Comma delimited flat file source

I have a text file that is split using commas
Simple enough to do in SSIS but i have the following row in my source flat file:
Desc,Curr,Desc,ID,Quantity
05969A105 ,CU,BANCORP INC, THE DEL COMMON ,1,2126
there is a comma in my Desc column and im not sure how i can ignore that comma
AFAIK, you can't do anything in SSIS (or any other app that I have ever used) to handle this, because it is simply bad data. If you need to persist with comma delimiters then you will need to get the data provider to use text-delimiters, e.g. double-quotes, to wrap the data. SSIS can be told what is the text delimiter and will strip these chars off the data automatically.
Of course this may raise the issue of 'but the text may need to contain a double-quote!', in which case you would be better off getting the delimiter changed to something else, such as a tab or pipe.

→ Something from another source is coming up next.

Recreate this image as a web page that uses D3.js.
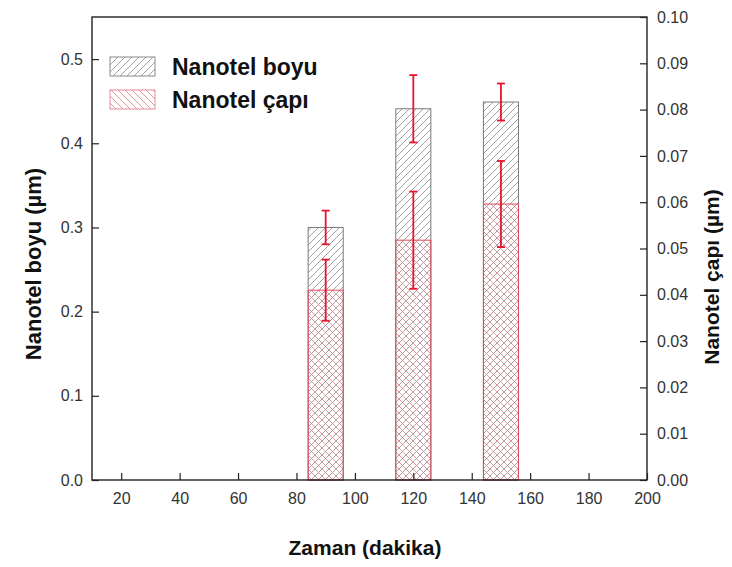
<!DOCTYPE html>
<html>
<head>
<meta charset="utf-8">
<script src="https://cdn.jsdelivr.net/npm/d3@7"></script>
<style>
  html, body { margin: 0; padding: 0; background: #fff; }
  svg { display: block; }
  text { font-family: "Liberation Sans", Arial, sans-serif; }
</style>
</head>
<body>
<svg id="chart" width="732" height="567"></svg>
<script>
// Growth time (minutes) and measured nanowire dimensions
const times = [90, 120, 150];
const lengthMean = [0.300, 0.441, 0.449];   // Nanotel boyu (µm), left axis
const lengthErr = [0.020, 0.040, 0.022];
const diameterMean = [0.0410, 0.0518, 0.0596]; // Nanotel çapı (µm), right axis
const diameterErr = [0.0066, 0.0105, 0.0093];

const xTicks = [20, 40, 60, 80, 100, 120, 140, 160, 180, 200];
const leftTicks = [0.0, 0.1, 0.2, 0.3, 0.4, 0.5];
const rightTicks = [0.00, 0.01, 0.02, 0.03, 0.04, 0.05, 0.06, 0.07, 0.08, 0.09, 0.10];
const barWidthMin = 12;

const margin = { left: 92, right: 85, top: 17, bottom: 87 };
const W = 732, H = 567;
const svg = d3.select("#chart");

const x = d3.scaleLinear().domain([10, 200]).range([margin.left, W - margin.right]);
const yL = d3.scaleLinear().domain([0, 0.55]).range([H - margin.bottom, margin.top]);
const yR = d3.scaleLinear().domain([0, 0.10]).range([H - margin.bottom, margin.top]);

// Hatch patterns
const defs = svg.append("defs");
const pBoy = defs.append("pattern").attr("id", "hatchBoy")
  .attr("patternUnits", "userSpaceOnUse").attr("width", 7).attr("height", 7);
pBoy.append("path").attr("d", "M-1,8 L8,-1 M-2,2 L2,-2 M5,9 L9,5")
  .attr("stroke", "#8a8a8a").attr("stroke-width", 0.8);
const pCap = defs.append("pattern").attr("id", "hatchCap")
  .attr("patternUnits", "userSpaceOnUse").attr("width", 7).attr("height", 7);
pCap.append("path").attr("d", "M-1,-1 L8,8 M-2,5 L2,9 M5,-2 L9,2")
  .attr("stroke", "#e07a88").attr("stroke-width", 0.8);

const y0 = H - margin.bottom;

// Length bars (gray hatch)
svg.append("g").selectAll("rect").data(times).join("rect")
  .attr("x", (d) => x(d - barWidthMin / 2))
  .attr("width", (d) => x(d + barWidthMin / 2) - x(d - barWidthMin / 2))
  .attr("y", (d, i) => yL(lengthMean[i]))
  .attr("height", (d, i) => y0 - yL(lengthMean[i]))
  .attr("fill", "url(#hatchBoy)")
  .attr("stroke", "#7a7a7a").attr("stroke-width", 1);

// Diameter bars (red hatch) overlaid
svg.append("g").selectAll("rect").data(times).join("rect")
  .attr("x", (d) => x(d - barWidthMin / 2))
  .attr("width", (d) => x(d + barWidthMin / 2) - x(d - barWidthMin / 2))
  .attr("y", (d, i) => yR(diameterMean[i]))
  .attr("height", (d, i) => y0 - yR(diameterMean[i]))
  .attr("fill", "url(#hatchCap)")
  .attr("stroke", "#e04a5c").attr("stroke-width", 1);

// Error bars
function errorBars(means, errs, scale) {
  const g = svg.append("g").attr("stroke", "#e8142e").attr("stroke-width", 1.8).attr("fill", "none");
  times.forEach((t, i) => {
    const cx = x(t);
    const top = scale(means[i] + errs[i]);
    const bot = scale(means[i] - errs[i]);
    g.append("line").attr("x1", cx).attr("x2", cx).attr("y1", top).attr("y2", bot);
    g.append("line").attr("x1", cx - 4).attr("x2", cx + 4).attr("y1", top).attr("y2", top);
    g.append("line").attr("x1", cx - 4).attr("x2", cx + 4).attr("y1", bot).attr("y2", bot);
  });
}
errorBars(lengthMean, lengthErr, yL);
errorBars(diameterMean, diameterErr, yR);

// Frame
svg.append("rect")
  .attr("x", margin.left).attr("y", margin.top)
  .attr("width", W - margin.right - margin.left)
  .attr("height", H - margin.bottom - margin.top)
  .attr("fill", "none").attr("stroke", "#111").attr("stroke-width", 1.3);

const tickColor = "#222";
const labelColor = "#333";
const tickFont = 16;

// Bottom axis (ticks inward)
const xAxis = svg.append("g").attr("transform", `translate(0,${y0})`);
xAxis.call(d3.axisBottom(x).tickValues(d3.range(10, 201, 10)).tickSize(-4).tickFormat(""));
xAxis.call(d3.axisBottom(x).tickValues(xTicks).tickSize(-7).tickFormat(d3.format("d")).tickPadding(13));
xAxis.selectAll(".domain").remove();
xAxis.selectAll("line").attr("stroke", tickColor).attr("stroke-width", 1.2);
xAxis.selectAll("text").attr("font-size", tickFont).attr("fill", labelColor)
  .attr("font-family", "'Liberation Sans', Arial, sans-serif");

// Left axis
const lAxis = svg.append("g").attr("transform", `translate(${margin.left},0)`);
lAxis.call(d3.axisLeft(yL).tickValues(d3.range(0, 0.551, 0.05)).tickSize(-4).tickFormat(""));
lAxis.call(d3.axisLeft(yL).tickValues(leftTicks).tickSize(-7).tickFormat(d3.format(".1f")).tickPadding(9));
lAxis.selectAll(".domain").remove();
lAxis.selectAll("line").attr("stroke", tickColor).attr("stroke-width", 1.2);
lAxis.selectAll("text").attr("font-size", tickFont).attr("fill", labelColor)
  .attr("font-family", "'Liberation Sans', Arial, sans-serif");

// Right axis
const rAxis = svg.append("g").attr("transform", `translate(${W - margin.right},0)`);
rAxis.call(d3.axisRight(yR).tickValues(d3.range(0, 0.1001, 0.005)).tickSize(-4).tickFormat(""));
rAxis.call(d3.axisRight(yR).tickValues(rightTicks).tickSize(-7).tickFormat(d3.format(".2f")).tickPadding(10));
rAxis.selectAll(".domain").remove();
rAxis.selectAll("line").attr("stroke", tickColor).attr("stroke-width", 1.2);
rAxis.selectAll("text").attr("font-size", tickFont).attr("fill", labelColor)
  .attr("font-family", "'Liberation Sans', Arial, sans-serif");

// Axis titles
svg.append("text").attr("x", 365).attr("y", 555)
  .attr("text-anchor", "middle").attr("font-size", 21).attr("font-weight", "bold").attr("fill", "#111")
  .text("Zaman (dakika)");
svg.append("text").attr("transform", `translate(41,264) rotate(-90)`)
  .attr("text-anchor", "middle").attr("font-size", 22).attr("font-weight", "bold").attr("fill", "#111")
  .text("Nanotel boyu (µm)");
svg.append("text").attr("transform", `translate(719,277) rotate(-90)`)
  .attr("text-anchor", "middle").attr("font-size", 21).attr("font-weight", "bold").attr("fill", "#111")
  .text("Nanotel çapı (µm)");

// Legend
const legend = [
  { label: "Nanotel boyu", fill: "url(#hatchBoy)", stroke: "#8a8a8a" },
  { label: "Nanotel çapı", fill: "url(#hatchCap)", stroke: "#e88a98" }
];
const lg = svg.append("g");
legend.forEach((d, i) => {
  const yy = 57 + i * 33;
  lg.append("rect").attr("x", 110).attr("y", yy).attr("width", 45).attr("height", 19)
    .attr("fill", d.fill).attr("stroke", d.stroke).attr("stroke-width", 1);
  lg.append("text").attr("x", 172).attr("y", yy + 18)
    .attr("font-size", 23).attr("font-weight", "bold").attr("fill", "#111").text(d.label);
});
</script>
</body>
</html>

Testing a CSV - how far should I go?

I'm generating a CSV which contains several rows and columns.
However, when I'm testing said CSV I feel like I am simply repeating the code that builds the file in the test as I'm checking each and every field is correct.
Question is, is this more sensible than it seems to me, or is there a better way?
A far simpler test is to just import the CSV into a spreadsheet or database and verify the data output is aligned to the proper fields. No extra columns or extra rows, data selected from the imported recordset is a perfect INTERSECT with the recordset from which the CSV was generated, etc.
More importantly, I recommend making sure your test data includes common CSV fail scenarios such as:
Field contains a comma (or whatever your separator character)
Field contains multiple commas (You might think it's the same thing, but I've seen one fail where the other succeeded)
Field contains the new-row character(s)
Field contains characters not in the code page of the CSV file
...to make sure your code is handling them properly.